▶ **SOURCE MATERIAL**
○ ○ ○ ○ ○ ○ ○

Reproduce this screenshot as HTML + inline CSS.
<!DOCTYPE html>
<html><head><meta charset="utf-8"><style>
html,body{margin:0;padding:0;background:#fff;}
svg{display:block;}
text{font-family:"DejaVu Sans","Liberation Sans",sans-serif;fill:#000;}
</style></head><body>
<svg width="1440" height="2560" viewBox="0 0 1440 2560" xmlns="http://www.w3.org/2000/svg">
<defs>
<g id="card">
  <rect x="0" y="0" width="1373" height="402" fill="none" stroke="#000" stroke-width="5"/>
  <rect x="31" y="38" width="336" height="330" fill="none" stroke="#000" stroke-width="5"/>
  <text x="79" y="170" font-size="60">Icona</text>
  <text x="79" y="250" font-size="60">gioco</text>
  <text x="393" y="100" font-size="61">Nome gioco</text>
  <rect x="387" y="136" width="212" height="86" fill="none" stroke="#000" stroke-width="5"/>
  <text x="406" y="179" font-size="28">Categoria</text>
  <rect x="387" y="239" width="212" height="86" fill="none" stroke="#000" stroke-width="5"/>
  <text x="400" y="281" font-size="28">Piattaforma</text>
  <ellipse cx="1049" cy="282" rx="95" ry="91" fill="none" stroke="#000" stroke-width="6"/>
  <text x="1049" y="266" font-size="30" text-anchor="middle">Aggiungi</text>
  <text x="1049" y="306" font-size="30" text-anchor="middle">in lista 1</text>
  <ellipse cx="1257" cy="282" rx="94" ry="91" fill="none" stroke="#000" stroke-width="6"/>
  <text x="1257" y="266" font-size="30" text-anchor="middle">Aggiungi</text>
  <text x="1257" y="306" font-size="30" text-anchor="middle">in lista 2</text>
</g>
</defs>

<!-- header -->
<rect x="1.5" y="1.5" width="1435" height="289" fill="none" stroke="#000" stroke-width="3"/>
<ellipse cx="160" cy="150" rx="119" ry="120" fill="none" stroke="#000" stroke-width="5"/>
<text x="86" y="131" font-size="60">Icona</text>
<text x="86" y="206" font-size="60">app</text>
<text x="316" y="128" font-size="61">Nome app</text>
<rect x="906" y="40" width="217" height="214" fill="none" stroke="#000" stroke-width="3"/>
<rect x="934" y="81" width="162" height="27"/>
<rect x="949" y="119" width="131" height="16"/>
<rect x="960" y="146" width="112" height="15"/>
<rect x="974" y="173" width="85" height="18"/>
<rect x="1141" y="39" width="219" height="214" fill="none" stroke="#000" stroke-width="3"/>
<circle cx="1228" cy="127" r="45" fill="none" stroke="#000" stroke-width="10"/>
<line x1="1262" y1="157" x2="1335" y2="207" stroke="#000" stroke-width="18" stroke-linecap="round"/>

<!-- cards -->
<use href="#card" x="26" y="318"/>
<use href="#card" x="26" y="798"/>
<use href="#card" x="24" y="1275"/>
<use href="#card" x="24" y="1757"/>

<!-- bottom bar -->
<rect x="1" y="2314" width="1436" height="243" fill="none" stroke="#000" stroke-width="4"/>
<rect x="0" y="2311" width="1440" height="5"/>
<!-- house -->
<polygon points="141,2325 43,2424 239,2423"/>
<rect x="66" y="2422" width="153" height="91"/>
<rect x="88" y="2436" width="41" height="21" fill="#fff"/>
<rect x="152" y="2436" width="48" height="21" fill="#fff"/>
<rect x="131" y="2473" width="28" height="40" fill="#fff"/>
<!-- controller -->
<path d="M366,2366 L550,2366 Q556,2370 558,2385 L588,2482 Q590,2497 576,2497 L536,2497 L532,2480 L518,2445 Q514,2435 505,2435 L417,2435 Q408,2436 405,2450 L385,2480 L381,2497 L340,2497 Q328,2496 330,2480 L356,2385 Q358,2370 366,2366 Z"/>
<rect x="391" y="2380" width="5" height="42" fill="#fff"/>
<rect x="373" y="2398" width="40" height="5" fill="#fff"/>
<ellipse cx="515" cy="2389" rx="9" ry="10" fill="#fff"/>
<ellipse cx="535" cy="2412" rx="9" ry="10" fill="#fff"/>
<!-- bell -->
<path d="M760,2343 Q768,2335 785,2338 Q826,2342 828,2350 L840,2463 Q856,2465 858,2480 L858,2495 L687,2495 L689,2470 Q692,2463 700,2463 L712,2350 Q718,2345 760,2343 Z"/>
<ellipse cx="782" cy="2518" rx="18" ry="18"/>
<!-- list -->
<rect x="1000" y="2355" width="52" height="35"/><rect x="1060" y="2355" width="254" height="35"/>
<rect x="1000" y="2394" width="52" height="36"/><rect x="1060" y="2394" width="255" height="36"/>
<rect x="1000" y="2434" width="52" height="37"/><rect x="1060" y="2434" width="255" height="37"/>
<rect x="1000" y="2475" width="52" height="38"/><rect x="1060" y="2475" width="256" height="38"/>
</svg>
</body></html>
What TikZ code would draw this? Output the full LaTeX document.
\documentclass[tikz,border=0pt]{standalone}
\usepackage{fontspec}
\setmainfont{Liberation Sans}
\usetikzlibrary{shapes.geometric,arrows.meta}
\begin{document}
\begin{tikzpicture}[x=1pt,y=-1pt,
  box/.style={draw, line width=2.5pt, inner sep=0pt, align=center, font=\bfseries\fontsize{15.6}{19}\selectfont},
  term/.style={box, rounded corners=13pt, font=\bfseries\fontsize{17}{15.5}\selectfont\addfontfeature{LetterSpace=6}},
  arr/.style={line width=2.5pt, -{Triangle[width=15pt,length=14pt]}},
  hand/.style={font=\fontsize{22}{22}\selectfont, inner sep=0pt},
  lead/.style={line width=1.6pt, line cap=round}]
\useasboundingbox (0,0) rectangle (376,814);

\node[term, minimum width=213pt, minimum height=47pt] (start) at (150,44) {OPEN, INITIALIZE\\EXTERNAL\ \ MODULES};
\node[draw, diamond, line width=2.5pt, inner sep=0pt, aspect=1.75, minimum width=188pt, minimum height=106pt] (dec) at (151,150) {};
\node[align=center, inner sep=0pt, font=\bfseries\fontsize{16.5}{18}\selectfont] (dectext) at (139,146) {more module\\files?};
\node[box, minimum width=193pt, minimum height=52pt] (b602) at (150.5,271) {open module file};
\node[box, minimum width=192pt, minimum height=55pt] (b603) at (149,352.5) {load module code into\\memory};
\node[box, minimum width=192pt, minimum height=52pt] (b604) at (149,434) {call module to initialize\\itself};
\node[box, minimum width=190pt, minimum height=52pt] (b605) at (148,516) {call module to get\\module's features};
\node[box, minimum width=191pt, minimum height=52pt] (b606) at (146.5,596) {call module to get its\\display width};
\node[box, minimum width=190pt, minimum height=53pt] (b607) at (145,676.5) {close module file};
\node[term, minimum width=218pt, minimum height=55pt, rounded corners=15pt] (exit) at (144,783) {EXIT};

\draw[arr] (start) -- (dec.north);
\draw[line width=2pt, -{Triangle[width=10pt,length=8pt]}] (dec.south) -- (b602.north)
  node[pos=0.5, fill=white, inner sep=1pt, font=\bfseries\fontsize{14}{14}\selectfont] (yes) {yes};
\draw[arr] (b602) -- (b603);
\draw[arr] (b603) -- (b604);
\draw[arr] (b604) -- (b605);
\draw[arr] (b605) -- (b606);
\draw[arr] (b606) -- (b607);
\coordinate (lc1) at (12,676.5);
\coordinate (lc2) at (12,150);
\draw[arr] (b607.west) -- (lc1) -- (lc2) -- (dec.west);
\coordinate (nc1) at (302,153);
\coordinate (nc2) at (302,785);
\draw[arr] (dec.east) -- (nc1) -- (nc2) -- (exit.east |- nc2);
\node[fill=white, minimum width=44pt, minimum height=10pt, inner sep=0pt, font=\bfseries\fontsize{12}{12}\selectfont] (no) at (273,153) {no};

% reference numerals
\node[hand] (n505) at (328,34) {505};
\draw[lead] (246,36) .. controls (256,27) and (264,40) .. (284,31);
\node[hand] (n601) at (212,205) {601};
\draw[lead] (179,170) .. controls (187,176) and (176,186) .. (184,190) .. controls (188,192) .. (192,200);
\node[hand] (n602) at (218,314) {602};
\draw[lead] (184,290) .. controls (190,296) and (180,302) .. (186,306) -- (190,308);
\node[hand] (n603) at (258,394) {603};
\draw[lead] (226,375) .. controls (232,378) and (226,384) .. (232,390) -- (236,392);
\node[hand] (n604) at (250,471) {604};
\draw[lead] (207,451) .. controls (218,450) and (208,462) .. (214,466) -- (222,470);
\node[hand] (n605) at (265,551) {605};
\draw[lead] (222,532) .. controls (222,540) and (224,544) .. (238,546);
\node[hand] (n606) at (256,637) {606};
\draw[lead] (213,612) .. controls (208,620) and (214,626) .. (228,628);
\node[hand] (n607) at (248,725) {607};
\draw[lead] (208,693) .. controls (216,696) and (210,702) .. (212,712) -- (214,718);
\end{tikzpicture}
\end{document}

○ ○ ○ ○ ○ ○ ○

All lines above with "this" in them should be returned.

Reproduce this screenshot as HTML + inline CSS.
What TikZ code would draw this? Output the full LaTeX document.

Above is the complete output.